I like to explain a DSL as being like Pig-Latin.
You can use Pig-Latin on English or French or Spanish or really many languages.
The main idea of using Pig-Latin is that you have to have a base language to use it on.
A DSL abstracts the base language for a different purpose, whether making it a bit easier to write HTML like Markdown or HAML both do or by using the base language for a specific purpose like writing tests (RSpec.)
A DSL is indeed a "mini-language" as stated below but specifically it is a "mini-language" which uses another language to write it.
Try some Pig-Latin
For words that begin with consonant sounds, all letters before the initial vowel are placed at the end of the word sequence. Then, "ay" is added, as in the following examples:
- "pig" → "igpay"
- "banana" → "ananabay"
- "trash" → "ashtray"
- "happy" → "appyhay"
- "duck" → "uckday"
- "glove" → "oveglay"
Try some Markdown
"Markdown is a text-to-HTML conversion tool for web writers. Markdown allows you to write using an easy-to-read, easy-to-write plain text format, then convert it to structurally valid XHTML (or HTML). " ~ Daring Fireball
Markdown makes it quicker and easier for you to write HTML in your applications but it is actually converted to HTML when the browser reads your code.
- <h1>This is First Level Header in HTML.</h1>
- # This is a First Level Header in Markdown. (one # sign)
- <h2> This is a Second Level Header in HTML.</h2>
- ## This is Second Level Header in Markdown. (two # signs)

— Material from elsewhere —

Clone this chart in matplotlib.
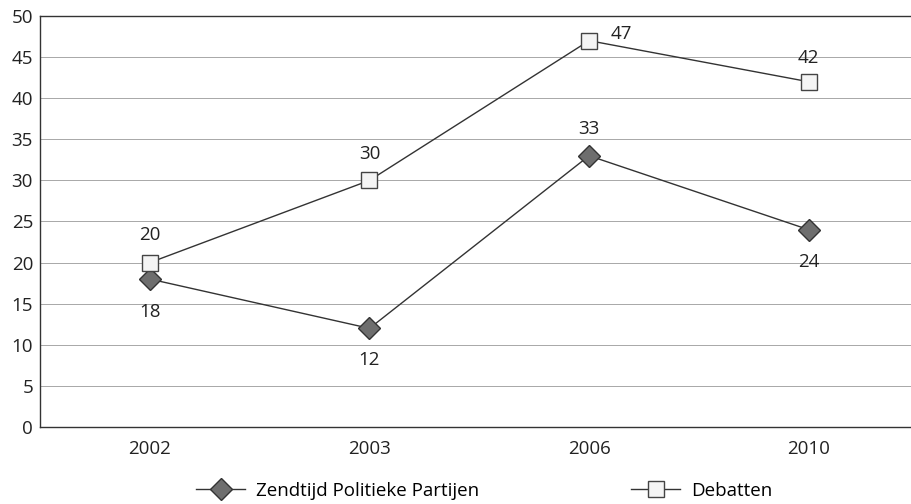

- <blockquote>This is a blockquote in HTML.</blockquote>
- < This is a blockquote in Markdown. (One < sign.)
My previous thoughts:
We were talking about DSLs at my study group this week and it finally locked into my head what a DSL is. I didn't realize that RSpec was basically ruby with extra functionality so RSpec is a DSL. And now reading this wiki post, that HTML is a DSL and YAML and HAML. Wow.
A domain-specific language (DSL) is a computer language specialized to a particular application domain. This is in contrast to a general-purpose language (GPL), which is broadly applicable across domains, and lacks specialized features for a particular domain. There are a wide variety of DSLs, ranging from widely used languages for common domains, such as HTML for web pages, down to languages used by only a single piece of software.
DSLs can be further subdivided by the kind of language, and include domain-specific markup languages, domain-specific modeling languages (more generally, specification languages), and domain-specific programming languages. Special-purpose computer languages have always existed in the computer age, but the term "domain-specific language" has become more popular due to the rise of domain-specific modeling. Simpler DSLs, particularly ones used by a single application, are sometimes informally called mini-languages.